- SUPPLIED INFORMATION
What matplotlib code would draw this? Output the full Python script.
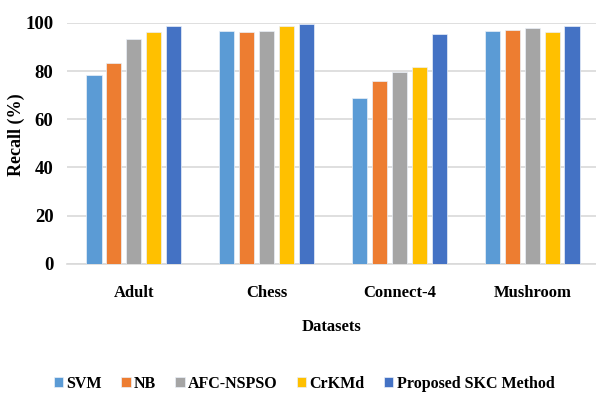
import matplotlib.pyplot as plt
import numpy as np

datasets = ["Adult", "Chess", "Connect-4", "Mushroom"]
methods = ["SVM", "NB", "AFC-NSPSO", "CrKMd", "Proposed SKC Method"]
svm = [78.5, 96.8, 69.0, 96.8]
nb = [83.5, 96.4, 75.8, 97.2]
afc = [93.2, 96.8, 79.8, 97.7]
crkmd = [96.4, 98.6, 81.6, 96.4]
skc = [98.8, 99.6, 95.6, 98.6]
colors = ["#5B9BD5", "#ED7D31", "#A5A5A5", "#FFC000", "#4472C4"]

plt.rcParams['font.family'] = ['Liberation Serif', 'DejaVu Serif']
plt.rcParams['font.weight'] = 'bold'

fig = plt.figure(figsize=(5.96, 3.95), dpi=100)
ax = fig.add_axes([0.113, 0.332, 0.887, 0.610])

x = np.arange(len(datasets))
series = [svm, nb, afc, crkmd, skc]
for i, (vals, name) in enumerate(zip(series, methods)):
    ax.bar(x + (i - 2) * 0.15, vals, width=0.115, color=colors[i],
           edgecolor="#EAF0F8", linewidth=0.5, label=name, zorder=3)

ax.set_ylim(0, 100)
ax.set_yticks(range(0, 101, 20))
ax.set_xlim(-0.5, 3.48)
ax.set_xticks(x)
ax.set_xticklabels(datasets)
ax.yaxis.grid(True, color="#D9D9D9", linewidth=1.2, zorder=0)
for s in ["top", "right", "left"]:
    ax.spines[s].set_visible(False)
ax.spines["bottom"].set_color("#D9D9D9")
ax.spines["bottom"].set_linewidth(1.2)
ax.tick_params(length=0)
ax.tick_params(axis="x", pad=15, labelsize=12)
ax.tick_params(axis="y", pad=10, labelsize=13.5)

ax.set_ylabel("Recall (%)", fontsize=13, fontweight="bold")
ax.yaxis.set_label_coords(-0.08, 0.535)
ax.set_xlabel("Datasets", fontsize=12, fontweight="bold", labelpad=13)

fig.legend(loc="center", bbox_to_anchor=(0.51, 0.028), ncol=5, frameon=False,
           fontsize=11.5, handlelength=0.6, handleheight=0.6, handletextpad=0.2,
           columnspacing=1.2)

fig.savefig("out.png", dpi=100)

- WHAT YOU NEED TO DO
Without the pictures, repeat the listing above exactly.

- RESULT OF THIS EXERCISE
What matplotlib code would draw this? Output the full Python script.
import matplotlib.pyplot as plt
import numpy as np

datasets = ["Adult", "Chess", "Connect-4", "Mushroom"]
methods = ["SVM", "NB", "AFC-NSPSO", "CrKMd", "Proposed SKC Method"]
svm = [78.5, 96.8, 69.0, 96.8]
nb = [83.5, 96.4, 75.8, 97.2]
afc = [93.2, 96.8, 79.8, 97.7]
crkmd = [96.4, 98.6, 81.6, 96.4]
skc = [98.8, 99.6, 95.6, 98.6]
colors = ["#5B9BD5", "#ED7D31", "#A5A5A5", "#FFC000", "#4472C4"]

plt.rcParams['font.family'] = ['Liberation Serif', 'DejaVu Serif']
plt.rcParams['font.weight'] = 'bold'

fig = plt.figure(figsize=(5.96, 3.95), dpi=100)
ax = fig.add_axes([0.113, 0.332, 0.887, 0.610])

x = np.arange(len(datasets))
series = [svm, nb, afc, crkmd, skc]
for i, (vals, name) in enumerate(zip(series, methods)):
    ax.bar(x + (i - 2) * 0.15, vals, width=0.115, color=colors[i],
           edgecolor="#EAF0F8", linewidth=0.5, label=name, zorder=3)

ax.set_ylim(0, 100)
ax.set_yticks(range(0, 101, 20))
ax.set_xlim(-0.5, 3.48)
ax.set_xticks(x)
ax.set_xticklabels(datasets)
ax.yaxis.grid(True, color="#D9D9D9", linewidth=1.2, zorder=0)
for s in ["top", "right", "left"]:
    ax.spines[s].set_visible(False)
ax.spines["bottom"].set_color("#D9D9D9")
ax.spines["bottom"].set_linewidth(1.2)
ax.tick_params(length=0)
ax.tick_params(axis="x", pad=15, labelsize=12)
ax.tick_params(axis="y", pad=10, labelsize=13.5)

ax.set_ylabel("Recall (%)", fontsize=13, fontweight="bold")
ax.yaxis.set_label_coords(-0.08, 0.535)
ax.set_xlabel("Datasets", fontsize=12, fontweight="bold", labelpad=13)

fig.legend(loc="center", bbox_to_anchor=(0.51, 0.028), ncol=5, frameon=False,
           fontsize=11.5, handlelength=0.6, handleheight=0.6, handletextpad=0.2,
           columnspacing=1.2)

fig.savefig("out.png", dpi=100)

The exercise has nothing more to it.